__What the task requires__
All of the lines below are to be printed again exactly; images are excluded from the output.

__Source excerpt__

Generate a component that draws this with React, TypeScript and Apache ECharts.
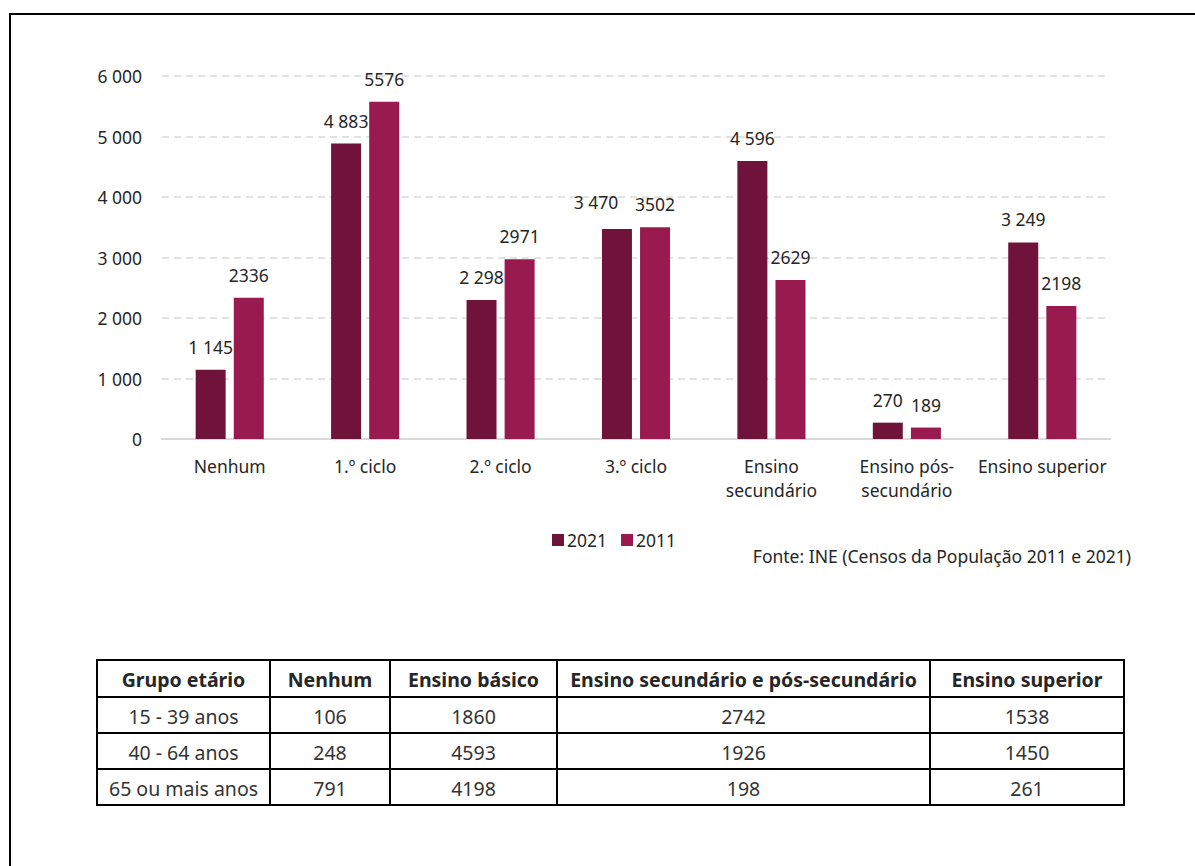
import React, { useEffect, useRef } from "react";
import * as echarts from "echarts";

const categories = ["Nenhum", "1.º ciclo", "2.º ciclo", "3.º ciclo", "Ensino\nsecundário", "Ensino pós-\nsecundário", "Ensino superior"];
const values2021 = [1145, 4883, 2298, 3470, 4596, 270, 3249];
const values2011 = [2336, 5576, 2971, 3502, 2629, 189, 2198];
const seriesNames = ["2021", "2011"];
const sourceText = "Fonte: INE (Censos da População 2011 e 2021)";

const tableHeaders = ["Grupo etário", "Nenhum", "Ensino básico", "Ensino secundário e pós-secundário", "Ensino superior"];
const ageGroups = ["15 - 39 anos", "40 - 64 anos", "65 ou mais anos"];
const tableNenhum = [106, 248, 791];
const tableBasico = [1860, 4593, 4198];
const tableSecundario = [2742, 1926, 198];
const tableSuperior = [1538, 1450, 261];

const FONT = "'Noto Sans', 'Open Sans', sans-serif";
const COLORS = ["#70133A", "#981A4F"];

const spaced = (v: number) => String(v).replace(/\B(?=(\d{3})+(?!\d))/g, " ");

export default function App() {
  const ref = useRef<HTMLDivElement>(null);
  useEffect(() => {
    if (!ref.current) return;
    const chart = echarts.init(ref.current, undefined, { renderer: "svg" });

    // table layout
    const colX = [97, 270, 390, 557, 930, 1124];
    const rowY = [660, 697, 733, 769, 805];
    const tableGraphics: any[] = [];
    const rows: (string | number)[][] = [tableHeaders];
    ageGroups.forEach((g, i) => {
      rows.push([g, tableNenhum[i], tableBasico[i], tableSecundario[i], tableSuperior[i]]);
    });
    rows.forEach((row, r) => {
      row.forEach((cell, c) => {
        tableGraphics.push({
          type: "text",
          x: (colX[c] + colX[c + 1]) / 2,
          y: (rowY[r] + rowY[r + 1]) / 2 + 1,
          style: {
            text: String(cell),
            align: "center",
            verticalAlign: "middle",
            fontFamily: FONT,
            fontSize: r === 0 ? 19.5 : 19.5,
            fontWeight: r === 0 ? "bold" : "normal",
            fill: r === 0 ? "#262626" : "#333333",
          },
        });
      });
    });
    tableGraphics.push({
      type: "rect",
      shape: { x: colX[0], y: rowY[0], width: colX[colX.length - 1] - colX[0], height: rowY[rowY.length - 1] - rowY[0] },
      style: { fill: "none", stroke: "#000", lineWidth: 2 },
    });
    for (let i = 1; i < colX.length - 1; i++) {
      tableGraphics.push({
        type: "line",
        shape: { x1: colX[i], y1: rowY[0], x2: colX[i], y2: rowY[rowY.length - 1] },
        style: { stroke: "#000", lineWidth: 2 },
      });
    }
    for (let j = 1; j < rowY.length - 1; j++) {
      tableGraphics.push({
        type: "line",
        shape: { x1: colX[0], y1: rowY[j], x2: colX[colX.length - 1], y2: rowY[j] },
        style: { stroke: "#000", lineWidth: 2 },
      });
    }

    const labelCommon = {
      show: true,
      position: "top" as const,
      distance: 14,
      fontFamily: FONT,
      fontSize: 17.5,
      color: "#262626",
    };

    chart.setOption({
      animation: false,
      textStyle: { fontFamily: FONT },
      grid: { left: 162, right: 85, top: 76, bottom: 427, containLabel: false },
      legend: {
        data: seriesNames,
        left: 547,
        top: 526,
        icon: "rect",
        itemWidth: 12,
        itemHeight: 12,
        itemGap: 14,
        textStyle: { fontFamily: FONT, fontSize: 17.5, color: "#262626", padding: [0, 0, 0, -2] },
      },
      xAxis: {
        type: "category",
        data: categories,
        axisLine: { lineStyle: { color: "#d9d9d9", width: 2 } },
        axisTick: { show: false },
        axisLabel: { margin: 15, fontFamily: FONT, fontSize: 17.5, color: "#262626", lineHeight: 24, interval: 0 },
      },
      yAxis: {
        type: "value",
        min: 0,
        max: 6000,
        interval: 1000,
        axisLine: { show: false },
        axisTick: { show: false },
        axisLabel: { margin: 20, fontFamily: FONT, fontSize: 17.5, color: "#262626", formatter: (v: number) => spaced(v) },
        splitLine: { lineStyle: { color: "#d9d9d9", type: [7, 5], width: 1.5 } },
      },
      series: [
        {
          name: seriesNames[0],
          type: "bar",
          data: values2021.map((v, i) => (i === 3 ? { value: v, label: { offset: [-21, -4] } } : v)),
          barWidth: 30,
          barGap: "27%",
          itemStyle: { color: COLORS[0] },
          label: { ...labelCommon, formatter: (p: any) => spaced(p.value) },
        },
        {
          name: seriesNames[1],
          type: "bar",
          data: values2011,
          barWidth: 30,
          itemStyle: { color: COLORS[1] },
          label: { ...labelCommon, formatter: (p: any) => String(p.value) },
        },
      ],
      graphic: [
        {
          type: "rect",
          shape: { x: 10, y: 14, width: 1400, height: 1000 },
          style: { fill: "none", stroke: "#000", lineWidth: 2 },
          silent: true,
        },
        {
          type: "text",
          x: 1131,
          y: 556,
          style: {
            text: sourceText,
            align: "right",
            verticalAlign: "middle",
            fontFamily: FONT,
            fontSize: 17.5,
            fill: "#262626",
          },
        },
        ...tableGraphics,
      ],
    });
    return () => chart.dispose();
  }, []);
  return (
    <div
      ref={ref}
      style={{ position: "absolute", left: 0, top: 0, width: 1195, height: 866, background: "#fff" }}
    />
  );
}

__Answer to this problem__
Generate a component that draws this with React, TypeScript and Apache ECharts.
import React, { useEffect, useRef } from "react";
import * as echarts from "echarts";

const categories = ["Nenhum", "1.º ciclo", "2.º ciclo", "3.º ciclo", "Ensino\nsecundário", "Ensino pós-\nsecundário", "Ensino superior"];
const values2021 = [1145, 4883, 2298, 3470, 4596, 270, 3249];
const values2011 = [2336, 5576, 2971, 3502, 2629, 189, 2198];
const seriesNames = ["2021", "2011"];
const sourceText = "Fonte: INE (Censos da População 2011 e 2021)";

const tableHeaders = ["Grupo etário", "Nenhum", "Ensino básico", "Ensino secundário e pós-secundário", "Ensino superior"];
const ageGroups = ["15 - 39 anos", "40 - 64 anos", "65 ou mais anos"];
const tableNenhum = [106, 248, 791];
const tableBasico = [1860, 4593, 4198];
const tableSecundario = [2742, 1926, 198];
const tableSuperior = [1538, 1450, 261];

const FONT = "'Noto Sans', 'Open Sans', sans-serif";
const COLORS = ["#70133A", "#981A4F"];

const spaced = (v: number) => String(v).replace(/\B(?=(\d{3})+(?!\d))/g, " ");

export default function App() {
  const ref = useRef<HTMLDivElement>(null);
  useEffect(() => {
    if (!ref.current) return;
    const chart = echarts.init(ref.current, undefined, { renderer: "svg" });

    // table layout
    const colX = [97, 270, 390, 557, 930, 1124];
    const rowY = [660, 697, 733, 769, 805];
    const tableGraphics: any[] = [];
    const rows: (string | number)[][] = [tableHeaders];
    ageGroups.forEach((g, i) => {
      rows.push([g, tableNenhum[i], tableBasico[i], tableSecundario[i], tableSuperior[i]]);
    });
    rows.forEach((row, r) => {
      row.forEach((cell, c) => {
        tableGraphics.push({
          type: "text",
          x: (colX[c] + colX[c + 1]) / 2,
          y: (rowY[r] + rowY[r + 1]) / 2 + 1,
          style: {
            text: String(cell),
            align: "center",
            verticalAlign: "middle",
            fontFamily: FONT,
            fontSize: r === 0 ? 19.5 : 19.5,
            fontWeight: r === 0 ? "bold" : "normal",
            fill: r === 0 ? "#262626" : "#333333",
          },
        });
      });
    });
    tableGraphics.push({
      type: "rect",
      shape: { x: colX[0], y: rowY[0], width: colX[colX.length - 1] - colX[0], height: rowY[rowY.length - 1] - rowY[0] },
      style: { fill: "none", stroke: "#000", lineWidth: 2 },
    });
    for (let i = 1; i < colX.length - 1; i++) {
      tableGraphics.push({
        type: "line",
        shape: { x1: colX[i], y1: rowY[0], x2: colX[i], y2: rowY[rowY.length - 1] },
        style: { stroke: "#000", lineWidth: 2 },
      });
    }
    for (let j = 1; j < rowY.length - 1; j++) {
      tableGraphics.push({
        type: "line",
        shape: { x1: colX[0], y1: rowY[j], x2: colX[colX.length - 1], y2: rowY[j] },
        style: { stroke: "#000", lineWidth: 2 },
      });
    }

    const labelCommon = {
      show: true,
      position: "top" as const,
      distance: 14,
      fontFamily: FONT,
      fontSize: 17.5,
      color: "#262626",
    };

    chart.setOption({
      animation: false,
      textStyle: { fontFamily: FONT },
      grid: { left: 162, right: 85, top: 76, bottom: 427, containLabel: false },
      legend: {
        data: seriesNames,
        left: 547,
        top: 526,
        icon: "rect",
        itemWidth: 12,
        itemHeight: 12,
        itemGap: 14,
        textStyle: { fontFamily: FONT, fontSize: 17.5, color: "#262626", padding: [0, 0, 0, -2] },
      },
      xAxis: {
        type: "category",
        data: categories,
        axisLine: { lineStyle: { color: "#d9d9d9", width: 2 } },
        axisTick: { show: false },
        axisLabel: { margin: 15, fontFamily: FONT, fontSize: 17.5, color: "#262626", lineHeight: 24, interval: 0 },
      },
      yAxis: {
        type: "value",
        min: 0,
        max: 6000,
        interval: 1000,
        axisLine: { show: false },
        axisTick: { show: false },
        axisLabel: { margin: 20, fontFamily: FONT, fontSize: 17.5, color: "#262626", formatter: (v: number) => spaced(v) },
        splitLine: { lineStyle: { color: "#d9d9d9", type: [7, 5], width: 1.5 } },
      },
      series: [
        {
          name: seriesNames[0],
          type: "bar",
          data: values2021.map((v, i) => (i === 3 ? { value: v, label: { offset: [-21, -4] } } : v)),
          barWidth: 30,
          barGap: "27%",
          itemStyle: { color: COLORS[0] },
          label: { ...labelCommon, formatter: (p: any) => spaced(p.value) },
        },
        {
          name: seriesNames[1],
          type: "bar",
          data: values2011,
          barWidth: 30,
          itemStyle: { color: COLORS[1] },
          label: { ...labelCommon, formatter: (p: any) => String(p.value) },
        },
      ],
      graphic: [
        {
          type: "rect",
          shape: { x: 10, y: 14, width: 1400, height: 1000 },
          style: { fill: "none", stroke: "#000", lineWidth: 2 },
          silent: true,
        },
        {
          type: "text",
          x: 1131,
          y: 556,
          style: {
            text: sourceText,
            align: "right",
            verticalAlign: "middle",
            fontFamily: FONT,
            fontSize: 17.5,
            fill: "#262626",
          },
        },
        ...tableGraphics,
      ],
    });
    return () => chart.dispose();
  }, []);
  return (
    <div
      ref={ref}
      style={{ position: "absolute", left: 0, top: 0, width: 1195, height: 866, background: "#fff" }}
    />
  );
}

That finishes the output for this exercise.